Par tirage au sort, le groupe « Gauche démocrate et républicaine » au sein de la NUPES, dans lequel figure les trois député·es de Polynésie, a déposé en mars 2024 une résolution pour la « création d’une commission d’enquête ».
Le champ de la commission d’enquête se veut volontairement large pour éviter qu’elle se heurte à des blocages administratifs lors de ses investigations, comme l’a souligné la députée polynésienne Mme Mereana Reid Arbelot qui va la présider. Aussi, il intègre la question de la reconnaissance et de la réparation des dégâts sur l’environnement. D’une durée limitée à 6 mois, les travaux de la commission seront de fait principalement axés sur les conséquences sanitaires afin de proposer des améliorations de la loi Morin, notamment en ce qui concerne les maladies transgénérationnelles et les victimes indirectes.
La loi Morin, entrée en vigueur le 5 janvier 2010, est loin de remplir son objectif. Au terme de douze années d’application [1], seulement 2 282 dossiers ont été enregistrés par le Comité d’Indemnisation des Victimes des Essais Nucléaires (CIVEN), dont 814 provenant de résidant·es en Polynésie et 66 en Algérie. Une goutte d’eau par rapport à l’ensemble des personnes affectées par les retombées radioactives des 210 bombes que la France a fait exploser. Seules 875 personnes ont été reconnues comme victimes et indemnisées à ce titre. Une large majorité (567) est métropolitaine. En Polynésie, 307 personnes ont été déclarées victimes et une seule en Algérie, soulignant les inégalités du système mis en place.

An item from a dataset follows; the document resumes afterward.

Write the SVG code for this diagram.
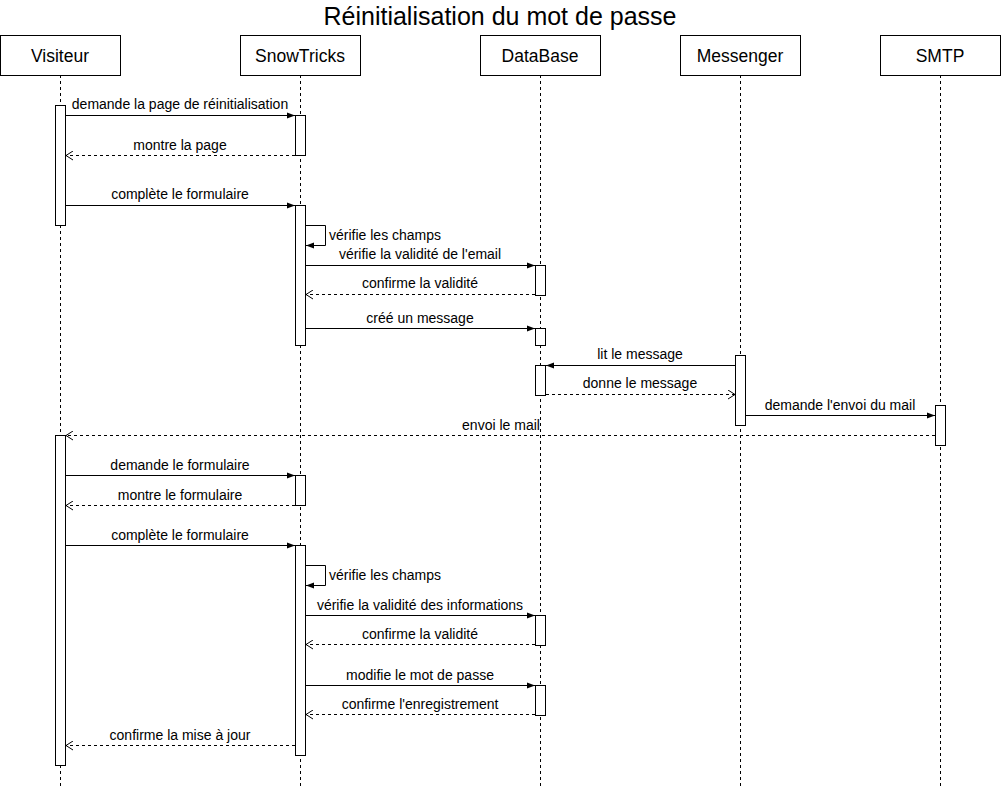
<svg xmlns="http://www.w3.org/2000/svg" width="1002" height="786" viewBox="0 0 1002 786">
<defs>
<style>
.box{fill:#fff;stroke:#000;stroke-width:1}
.life{stroke:#000;stroke-width:1;stroke-dasharray:3 3;fill:none}
.act{fill:#fff;stroke:#000;stroke-width:1}
.msg{stroke:#000;stroke-width:1;fill:none;marker-end:url(#filled)}
.ret{stroke:#000;stroke-width:1;fill:none;stroke-dasharray:3 3;marker-end:url(#open)}
.pt{font-family:"Liberation Sans",Arial,sans-serif;font-size:17.5px;fill:#000;text-anchor:middle}
.lb{font-family:"Liberation Sans",Arial,sans-serif;font-size:14px;fill:#000;text-anchor:middle}
.lbl{font-family:"Liberation Sans",Arial,sans-serif;font-size:14px;fill:#000;text-anchor:start}
.title{font-family:"Liberation Sans",Arial,sans-serif;font-size:25px;fill:#000;text-anchor:middle}
</style>
<marker id="filled" viewBox="0 0 10 10" refX="9" refY="5" markerWidth="10" markerHeight="10" markerUnits="userSpaceOnUse" orient="auto">
<path d="M1,2 L9,5 L1,8 Z" fill="#000"/>
</marker>
<marker id="open" viewBox="0 0 10 10" refX="9" refY="5" markerWidth="10" markerHeight="10" markerUnits="userSpaceOnUse" orient="auto">
<path d="M2,0.5 L9,5 L2,9.5" fill="none" stroke="#000" stroke-width="1"/>
</marker>
</defs>
<rect width="1002" height="786" fill="#fff"/>
<text class="title" x="500" y="25">Réinitialisation du mot de passe</text>

<g id="lifelines">
<line class="life" x1="60.5" y1="75" x2="60.5" y2="786"/>
<line class="life" x1="300.5" y1="75" x2="300.5" y2="786"/>
<line class="life" x1="540.5" y1="75" x2="540.5" y2="786"/>
<line class="life" x1="740.5" y1="75" x2="740.5" y2="786"/>
<line class="life" x1="940.5" y1="75" x2="940.5" y2="786"/>
</g>

<g id="visiteur">
<rect class="box" x="0.5" y="35.5" width="120" height="40"/>
<text class="pt" x="60" y="62">Visiteur</text>
</g>
<g id="snowtricks">
<rect class="box" x="240.5" y="35.5" width="120" height="40"/>
<text class="pt" x="300" y="62">SnowTricks</text>
</g>
<g id="database">
<rect class="box" x="480.5" y="35.5" width="120" height="40"/>
<text class="pt" x="540" y="62">DataBase</text>
</g>
<g id="messenger">
<rect class="box" x="680.5" y="35.5" width="120" height="40"/>
<text class="pt" x="740" y="62">Messenger</text>
</g>
<g id="smtp">
<rect class="box" x="880.5" y="35.5" width="120" height="40"/>
<text class="pt" x="940" y="62">SMTP</text>
</g>

<g id="activations">
<rect class="act" x="55.5" y="105.5" width="10" height="120"/>
<rect class="act" x="55.5" y="435.5" width="10" height="330"/>
<rect class="act" x="295.5" y="115.5" width="10" height="40"/>
<rect class="act" x="295.5" y="205.5" width="10" height="140"/>
<rect class="act" x="295.5" y="475.5" width="10" height="30"/>
<rect class="act" x="295.5" y="545.5" width="10" height="210"/>
<rect class="act" x="535.5" y="265.5" width="10" height="30"/>
<rect class="act" x="535.5" y="328.5" width="10" height="17"/>
<rect class="act" x="535.5" y="365.5" width="10" height="30"/>
<rect class="act" x="535.5" y="615.5" width="10" height="30"/>
<rect class="act" x="535.5" y="685.5" width="10" height="30"/>
<rect class="act" x="735.5" y="355.5" width="10" height="70"/>
<rect class="act" x="935.5" y="405.5" width="10" height="40"/>
</g>

<g id="connectors">
<line class="msg" x1="66" y1="115.5" x2="295" y2="115.5"/>
<text class="lb" x="180" y="109">demande la page de réinitialisation</text>
<line class="ret" x1="295" y1="155.5" x2="66" y2="155.5"/>
<text class="lb" x="180" y="150">montre la page</text>
<line class="msg" x1="66" y1="205.5" x2="295" y2="205.5"/>
<text class="lb" x="180" y="199">complète le formulaire</text>
<path class="msg" d="M306,225.5 H325.5 V245.5 H306"/>
<text class="lbl" x="329" y="240">vérifie les champs</text>
<line class="msg" x1="306" y1="265.5" x2="535" y2="265.5"/>
<text class="lb" x="420" y="259">vérifie la validité de l'email</text>
<line class="ret" x1="535" y1="294.5" x2="306" y2="294.5"/>
<text class="lb" x="420" y="288">confirme la validité</text>
<line class="msg" x1="306" y1="328.5" x2="535" y2="328.5"/>
<text class="lb" x="420" y="323">créé un message</text>
<line class="msg" x1="735" y1="365.5" x2="546" y2="365.5"/>
<text class="lb" x="640" y="359">lit le message</text>
<line class="ret" x1="546" y1="394.5" x2="735" y2="394.5"/>
<text class="lb" x="640" y="388">donne le message</text>
<line class="msg" x1="746" y1="415.5" x2="935" y2="415.5"/>
<text class="lb" x="840" y="410">demande l'envoi du mail</text>
<line class="ret" x1="935" y1="435.5" x2="66" y2="435.5"/>
<text class="lb" x="501" y="430">envoi le mail</text>
<line class="msg" x1="66" y1="475.5" x2="295" y2="475.5"/>
<text class="lb" x="180" y="470">demande le formulaire</text>
<line class="ret" x1="295" y1="505.5" x2="66" y2="505.5"/>
<text class="lb" x="180" y="500">montre le formulaire</text>
<line class="msg" x1="66" y1="545.5" x2="295" y2="545.5"/>
<text class="lb" x="180" y="540">complète le formulaire</text>
<path class="msg" d="M306,565.5 H325.5 V585.5 H306"/>
<text class="lbl" x="329" y="580">vérifie les champs</text>
<line class="msg" x1="306" y1="615.5" x2="535" y2="615.5"/>
<text class="lb" x="420" y="610">vérifie la validité des informations</text>
<line class="ret" x1="535" y1="644.5" x2="306" y2="644.5"/>
<text class="lb" x="420" y="639">confirme la validité</text>
<line class="msg" x1="306" y1="685.5" x2="535" y2="685.5"/>
<text class="lb" x="420" y="680">modifie le mot de passe</text>
<line class="ret" x1="535" y1="714.5" x2="306" y2="714.5"/>
<text class="lb" x="420" y="709">confirme l'enregistrement</text>
<line class="ret" x1="295" y1="745.5" x2="66" y2="745.5"/>
<text class="lb" x="180" y="740">confirme la mise à jour</text>
</g>
</svg>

Cette commission pose également un problème car elle concerne uniquement la Polynésie française. Or, 17 essais nucléaires se sont déroulés au Sahara. Leurs conséquences sont tout aussi irrémédiables pour les populations et l’environnement. Il ne faudrait pas que les victimes algériennes se retrouvent une nouvelle fois oubliées du fait que leur territoire est devenu indépendant.
Toutefois, la mise en place de cette commission est une avancée dont nous devons nous saisir pour obtenir Vérité et Justice. Mais il faudra se montrer vigilant·es.